A memoir is an interesting piece of work. A glimpse, often rather detailed, into another person's life. Often, we accidentally write our own memoirs in our minds, and yet when one sets out to do so, nothing will come to mind. Funny thing, memoirs.
Reading one is fun, particularly when the subject matter is interesting, but even when not. If we look at books such as "The Catcher in the Rye," we see a fictional memoir, still in the same style. What really goes on in the book? Nothing of import, just another few days in the life of some kid we've never met. Still, the idea holds us, and we read through. We love reading about the lives of other people, especially when their struggles are our own. If we see that someone has gone through something before that we face now, are we not interested in seeing what happened at the end?
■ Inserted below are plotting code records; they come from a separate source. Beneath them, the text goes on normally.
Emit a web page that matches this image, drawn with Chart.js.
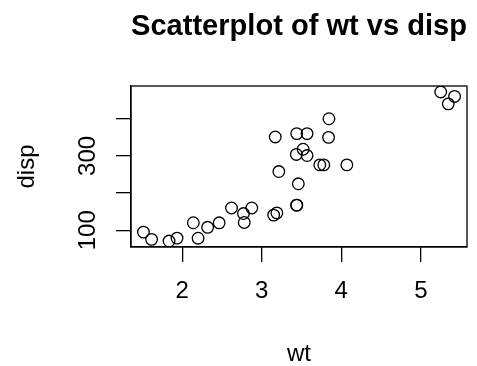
<!DOCTYPE html>
<html>
<head>
<meta charset="utf-8">
<script src="https://cdn.jsdelivr.net/npm/chart.js@4/dist/chart.umd.min.js"></script>
<style>
  html, body { margin: 0; padding: 0; background: #fff; }
  #wrap { width: 477px; height: 366px; }
</style>
</head>
<body>
<div id="wrap"><canvas id="plot" width="477" height="366"></canvas></div>
<script>
// mtcars: weight (1000 lbs) and displacement (cu.in.)
const wt = [2.620, 2.875, 2.320, 3.215, 3.440, 3.460, 3.570, 3.190, 3.150, 3.440, 3.440,
  4.070, 3.730, 3.780, 5.250, 5.424, 5.345, 2.200, 1.615, 1.835, 2.465, 3.520, 3.435,
  3.840, 3.845, 1.935, 2.140, 1.513, 3.170, 2.770, 3.570, 2.780];
const disp = [160, 160, 108, 258, 360, 225, 360, 146.7, 140.8, 167.6, 167.6,
  275.8, 275.8, 275.8, 472, 460, 440, 78.7, 75.7, 71.1, 120.1, 318, 304,
  350, 400, 79, 120.3, 95.1, 351, 145, 301, 121];
const xTicks = [2, 3, 4, 5];
const yTicks = [100, 200, 300, 400];
const yLabelled = [100, 300];

// R style axis range: data range stretched 4% each side
function pad4(arr) {
  const lo = Math.min(...arr), hi = Math.max(...arr);
  const d = (hi - lo) * 0.04;
  return [lo - d, hi + d];
}
const xRange = pad4(wt);
const yRange = pad4(disp);

const points = wt.map((w, i) => ({ x: w, y: disp[i] }));
const FONT = "'Liberation Sans', Arial, Helvetica, sans-serif";

// box round the plot region (R's box())
const boxPlugin = {
  id: "box",
  afterDraw(chart) {
    const a = chart.chartArea;
    const ctx = chart.ctx;
    ctx.save();
    ctx.strokeStyle = "#000";
    ctx.lineWidth = 1.3;
    ctx.strokeRect(a.left, a.top, a.right - a.left, a.bottom - a.top);
    ctx.restore();
  }
};

new Chart(document.getElementById("plot"), {
  type: "scatter",
  data: {
    datasets: [{
      label: "disp",
      data: points,
      pointStyle: "circle",
      pointRadius: 5.8,
      pointHoverRadius: 5.8,
      pointBorderWidth: 1.3,
      borderColor: "#000",
      backgroundColor: "rgba(0,0,0,0)"
    }]
  },
  options: {
    responsive: false,
    animation: false,
    events: [],
    layout: { padding: { top: 0, left: 0, right: 10, bottom: 0 } },
    plugins: {
      legend: { display: false },
      tooltip: { enabled: false },
      title: {
        display: true,
        fullSize: false,
        text: "Scatterplot of wt vs disp",
        color: "#000",
        font: { family: FONT, size: 30, weight: "bold" },
        padding: { top: 9, bottom: 41 }
      }
    },
    scales: {
      x: {
        type: "linear",
        min: xRange[0],
        max: xRange[1],
        afterBuildTicks: (s) => { s.ticks = xTicks.map((v) => ({ value: v })); },
        afterFit: (s) => { s.height = 119; },
        grid: { drawOnChartArea: false, tickLength: 15, color: "#000", lineWidth: 1.3 },
        border: { color: "#000", width: 1.3 },
        ticks: { color: "#000", padding: 15, font: { family: FONT, size: 24 }, maxRotation: 0 },
        title: {
          display: true, text: "wt", color: "#000",
          font: { family: FONT, size: 24 },
          padding: { top: 0, bottom: -3 }
        }
      },
      y: {
        type: "linear",
        min: yRange[0],
        max: yRange[1],
        afterBuildTicks: (s) => { s.ticks = yTicks.map((v) => ({ value: v })); },
        afterFit: (s) => { s.width = 131; },
        grid: { drawOnChartArea: false, tickLength: 15, color: "#000", lineWidth: 1.3 },
        border: { color: "#000", width: 1.3 },
        ticks: {
          color: "#000", padding: 8, crossAlign: "center",
          minRotation: 90, maxRotation: 90,
          font: { family: FONT, size: 24 },
          callback: (v) => (yLabelled.includes(v) ? String(v) : "")
        },
        title: {
          display: true, text: "disp", color: "#000",
          font: { family: FONT, size: 24 },
          padding: { top: 13, bottom: 0 }
        }
      }
    }
  },
  plugins: [boxPlugin]
});
</script>
</body>
</html>
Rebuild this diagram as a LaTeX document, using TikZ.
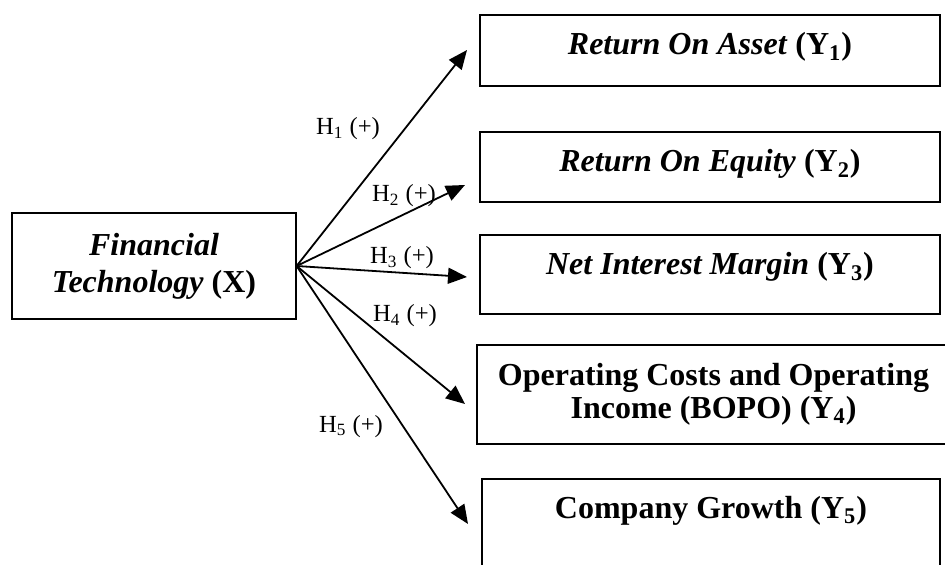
\documentclass[tikz,border=0pt]{standalone}
\usepackage{fontspec}
\setmainfont{Liberation Serif}
\usetikzlibrary{arrows.meta,positioning}
\tikzset{
    every picture/.style={line join=miter},
    varbox/.style={draw=black,line width=0.6pt,inner xsep=2pt,inner ysep=0pt,
      font=\fontsize{16}{16.5}\selectfont\bfseries,align=center},
    hypolabel/.style={anchor=base,inner sep=0pt,font=\fontsize{12.3}{14}\selectfont},
    hypoarrow/.style={-{Triangle[length=9.5pt,width=8pt]},draw=black,
      line width=0.9pt}
}

\begin{document}
\begin{tikzpicture}[x=0.5pt,y=-0.5pt]
    \useasboundingbox (0,0) rectangle (945,565);

    \node[varbox,minimum width=142pt,minimum height=53pt,
      font=\fontsize{16}{18.5}\selectfont\bfseries] (fintech) at (154,266)
      {\textit{Financial}\\\textit{Technology} (X)};

    \node[varbox,anchor=base,minimum width=230pt,text height=20pt,text depth=15.5pt]
      (roa) at (710,55) {\textit{Return On Asset} (Y\textsubscript{1})};
    \node[varbox,anchor=base,minimum width=230pt,text height=20pt,text depth=15pt]
      (roe) at (710,172) {\textit{Return On Equity} (Y\textsubscript{2})};
    \node[varbox,anchor=base,minimum width=230pt,text height=20pt,text depth=19.5pt]
      (nim) at (710,275) {\textit{Net Interest Margin} (Y\textsubscript{3})};
    \node[varbox,minimum width=236.5pt,minimum height=49.5pt]
      (bopo) at (713.5,394.5) {Operating Costs and Operating\\Income (BOPO) (Y\textsubscript{4})};
    \node[varbox,anchor=base,minimum width=229pt,text height=19.5pt,text depth=45pt]
      (growth) at (711,518) {Company Growth (Y\textsubscript{5})};

    \coordinate (tipA) at (467,50);
    \coordinate (tipB) at (465,185);
    \coordinate (tipC) at (467,277);
    \coordinate (tipD) at (465,404);
    \coordinate (tipE) at (468,524);

    \draw[hypoarrow] (fintech.east)--(tipA);
    \draw[hypoarrow] (fintech.east)--(tipB);
    \draw[hypoarrow] (fintech.east)--(tipC);
    \draw[hypoarrow] (fintech.east)--(tipD);
    \draw[hypoarrow] (fintech.east)--(tipE);

    \node[hypolabel] (hA) at (348,135) {H\textsubscript{1} (+)};
    \node[hypolabel] (hB) at (404,202) {H\textsubscript{2} (+)};
    \node[hypolabel] (hC) at (402,264) {H\textsubscript{3} (+)};
    \node[hypolabel] (hD) at (405,322) {H\textsubscript{4} (+)};
    \node[hypolabel] (hE) at (351,432) {H\textsubscript{5} (+)};
\end{tikzpicture}
\end{document}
Anyway, I'm reading a particular memoir now, that I won't really mention, as the struggle which is detailed is probably too easily related back to my own life, and that is then too personal for me to openly talk about on a blog post meant for ~150 possible readers. But the effect it has is profound, I often have to stop reading simply to reflect on what the author is stating, or something said is so similar to my life that I can't continue on without feeling slightly overpowered by the author's situation. There truly is a powerful part of memoirs, that I doubt any human can truly resist, without a cold, calculating mind, or a pure analytical, possibly academic reading process. That is not mine.
While reading, I find myself gaining a deep attachment with characters, and in a memoir, or similar first person perspective, it becomes so easy to simply insert myself into the role of that character. To feel, see, hear as they do. Then, when the detailed portion of life becomes so similar to my own, I can't help but feel more affected by it than anything else. It becomes almost too real. It is real, for me and the author, and, as all books, it offers a common bond, secret and exciting, between the reader and author.
Finding a memoir therapeutic is hopefully quite common, or else I'm a little weird(probably both), but in either case, it is certainly an experience offered, and happily accepted by me, from another person, far away, perhaps in time and in space. Memoirs certainly are funny little things.